## What is needed:
Exactly the lines from the start of the data below through the line that contains "8.35, 8.65, 8.85];" are to be copied, with pictures left out.

## Rows:
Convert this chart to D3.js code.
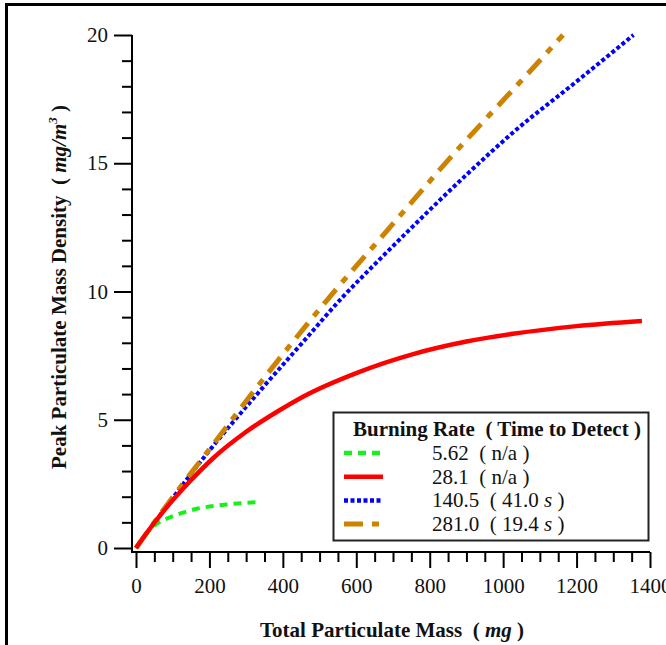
<!DOCTYPE html>
<html>
<head>
<meta charset="utf-8">
<script src="https://cdn.jsdelivr.net/npm/d3@7"></script>
<style>
  body { margin: 0; background: #fff; }
  svg { display: block; }
  text { font-family: "Liberation Serif", "Times New Roman", serif; fill: #111; white-space: pre; }
</style>
</head>
<body>
<svg id="chart" width="666" height="645"></svg>
<script>
// burning rates and the time to detect text
const rates = ['5.62', '28.1', '140.5', '281.0'];
const detect = [['n/a', ''], ['n/a', ''], ['41.0 ', 's'], ['19.4 ', 's']];
const colors = ['#19f019', '#ff0000', '#0000ff', '#cc8400'];
const dashes = ['8,6', null, '4,2.5', '19,9,7,9'];

// total particulate mass (mg) vs peak density (mg/m^3)
const mass_562 = [0, 20, 40, 57, 93, 133, 166, 207, 248, 289, 338];
const dens_562 = [0, 0.4, 0.74, 0.95, 1.2, 1.4, 1.53, 1.63, 1.7, 1.75, 1.79];

const mass_281 = [0, 37, 74, 147, 210, 302, 392, 455, 600, 755, 900, 1027, 1200, 1378];
const dens_281 = [0, 0.74, 1.42, 2.6, 3.5, 4.55, 5.38, 5.9, 6.82, 7.56, 8.05, 8.35, 8.65, 8.85];

const mass_1405 = [0, 100, 200, 330, 450, 564, 660, 755, 900, 1027, 1201, 1355];
const dens_1405 = [0, 1.95, 3.8, 6.0, 7.95, 9.8, 11.2, 12.55, 14.55, 16.2, 18.2, 20];

const mass_2810 = [0, 100, 200, 330, 428, 537, 646, 755, 855, 964, 1040, 1163];
const dens_2810 = [0, 1.98, 3.85, 6.28, 8.05, 9.95, 11.75, 13.55, 15.2, 16.9, 18.07, 20];

const xMajor = d3.range(0, 1401, 200);
const xMinor = d3.range(50, 1400, 50).filter(d => d % 200 !== 0);
const yMajor = [0, 5, 10, 15, 20];
const yMinor = d3.range(1, 20).filter(d => d % 5 !== 0);

const series = [
  { mass: mass_562, dens: dens_562 },
  { mass: mass_281, dens: dens_281 },
  { mass: mass_1405, dens: dens_1405 },
  { mass: mass_2810, dens: dens_2810 },
];

const svg = d3.select('#chart');

const x = d3.scaleLinear([0, 1400], [136, 650]);
const y = d3.scaleLinear([0, 20], [548, 35]);
const axis_x0 = 132;
const axis_y0 = 552;

// outer frame (right and bottom edges fall off the page)
svg.append('rect')
  .attr('x', 6.5).attr('y', 4.5)
  .attr('width', 700).attr('height', 700)
  .attr('fill', 'none').attr('stroke', '#000').attr('stroke-width', 3);

// axes
const yAxisMajor = d3.axisLeft(y).tickValues(yMajor).tickSize(18).tickSizeOuter(0).tickPadding(6);
const yAxisMinor = d3.axisLeft(y).tickValues(yMinor).tickSize(10).tickFormat('');
const xAxisMajor = d3.axisBottom(x).tickValues(xMajor).tickFormat(d3.format('d'))
  .tickSize(16).tickSizeOuter(0).tickPadding(10);
const xAxisMinor = d3.axisBottom(x).tickValues(xMinor).tickSize(10).tickFormat('');

const styleAxis = g => {
  g.select('.domain').remove();
  g.selectAll('line').attr('stroke', '#000').attr('stroke-width', 2);
  g.selectAll('text')
    .attr('font-family', '"Liberation Serif", serif')
    .attr('font-size', 21)
    .attr('fill', '#111');
};

svg.append('g').attr('transform', `translate(${axis_x0},0)`).call(yAxisMajor).call(styleAxis);
svg.append('g').attr('transform', `translate(${axis_x0},0)`).call(yAxisMinor).call(styleAxis);
svg.append('g').attr('transform', `translate(0,${axis_y0})`).call(xAxisMajor).call(styleAxis);
svg.append('g').attr('transform', `translate(0,${axis_y0})`).call(xAxisMinor).call(styleAxis);

svg.append('path')
  .attr('d', `M${axis_x0},${y(20)}V${axis_y0}H${x(1400)}`)
  .attr('fill', 'none').attr('stroke', '#000').attr('stroke-width', 2);

// curves
const line = d3.line()
  .x(d => x(d[0]))
  .y(d => y(d[1]))
  .curve(d3.curveMonotoneX);

const drawOrder = [2, 3, 0, 1];
drawOrder.forEach(i => {
  const pts = series[i].mass.map((m, k) => [m, series[i].dens[k]]);
  svg.append('path')
    .attr('d', line(pts))
    .attr('fill', 'none')
    .attr('stroke', colors[i])
    .attr('stroke-width', i === 1 ? 4.5 : i === 3 ? 5 : 4)
    .attr('stroke-dasharray', dashes[i]);
});

// legend
const lg = svg.append('g');
lg.append('rect')
  .attr('x', 333.5).attr('y', 412.5)
  .attr('width', 315).attr('height', 128)
  .attr('fill', '#fff').attr('stroke', '#222').attr('stroke-width', 2);

lg.append('text')
  .attr('x', 353).attr('y', 436)
  .attr('font-size', 21).attr('font-weight', 'bold')
  .text('Burning Rate  ( Time to Detect )');

rates.forEach((r, i) => {
  const ty = 460 + i * 23.7;
  lg.append('line')
    .attr('x1', 344).attr('x2', 383)
    .attr('y1', ty - 7).attr('y2', ty - 7)
    .attr('stroke', colors[i])
    .attr('stroke-width', i === 3 ? 5 : 4.5)
    .attr('stroke-dasharray', dashes[i]);
  const t = lg.append('text').attr('x', 432).attr('y', ty).attr('font-size', 21);
  t.append('tspan').text(`${r}  ( ${detect[i][0]}`);
  if (detect[i][1]) t.append('tspan').attr('font-style', 'italic').text(detect[i][1]);
  t.append('tspan').text(' )');
});

// axis titles
const xt = svg.append('text')
  .attr('x', 392).attr('y', 637)
  .attr('text-anchor', 'middle')
  .attr('font-size', 21).attr('font-weight', 'bold');
xt.append('tspan').text('Total Particulate Mass  ( ');
xt.append('tspan').attr('font-style', 'italic').text('mg');
xt.append('tspan').text(' )');

const yt = svg.append('text')
  .attr('transform', 'translate(66,287) rotate(-90)')
  .attr('text-anchor', 'middle')
  .attr('font-size', 21).attr('font-weight', 'bold');
yt.append('tspan').text('Peak Particulate Mass Density  ( ');
yt.append('tspan').attr('font-style', 'italic').text('mg/m');
yt.append('tspan').attr('font-style', 'italic').attr('font-size', 13).attr('dy', -9).text('3');
yt.append('tspan').attr('dy', 9).text(' )');
</script>
</body>
</html>
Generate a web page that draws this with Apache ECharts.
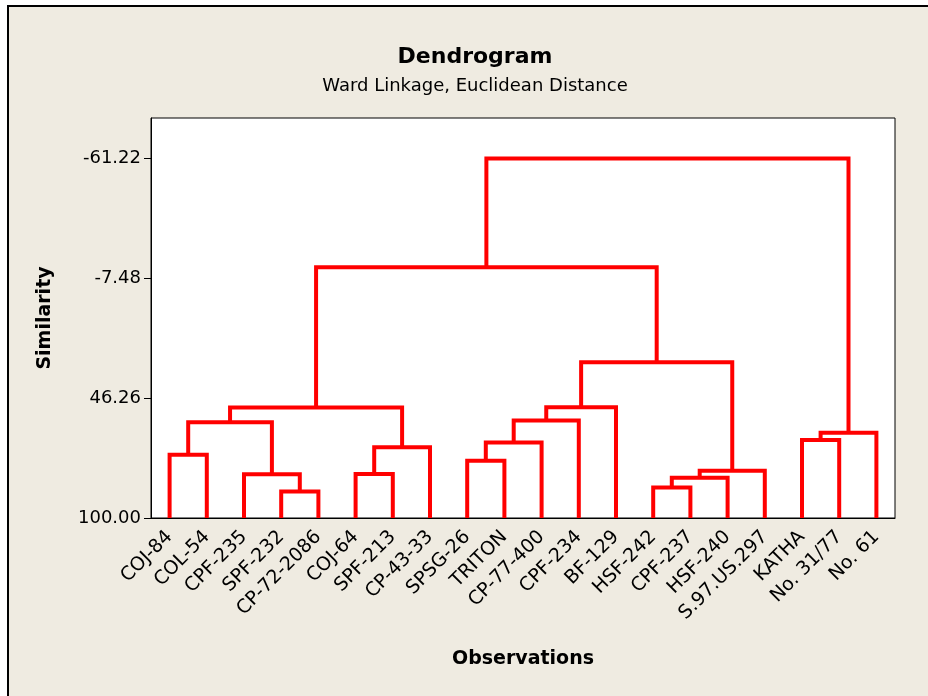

## Response to this exercise:
Convert this chart to D3.js code.
<!DOCTYPE html>
<html>
<head>
<meta charset="utf-8">
<script src="https://cdn.jsdelivr.net/npm/d3@7"></script>
<style>
  body { margin: 0; background: #fff; }
  svg { display: block; }
  text { font-family: "Liberation Serif", "Times New Roman", serif; fill: #111; white-space: pre; }
</style>
</head>
<body>
<svg id="chart" width="666" height="645"></svg>
<script>
// burning rates and the time to detect text
const rates = ['5.62', '28.1', '140.5', '281.0'];
const detect = [['n/a', ''], ['n/a', ''], ['41.0 ', 's'], ['19.4 ', 's']];
const colors = ['#19f019', '#ff0000', '#0000ff', '#cc8400'];
const dashes = ['8,6', null, '4,2.5', '19,9,7,9'];

// total particulate mass (mg) vs peak density (mg/m^3)
const mass_562 = [0, 20, 40, 57, 93, 133, 166, 207, 248, 289, 338];
const dens_562 = [0, 0.4, 0.74, 0.95, 1.2, 1.4, 1.53, 1.63, 1.7, 1.75, 1.79];

const mass_281 = [0, 37, 74, 147, 210, 302, 392, 455, 600, 755, 900, 1027, 1200, 1378];
const dens_281 = [0, 0.74, 1.42, 2.6, 3.5, 4.55, 5.38, 5.9, 6.82, 7.56, 8.05, 8.35, 8.65, 8.85];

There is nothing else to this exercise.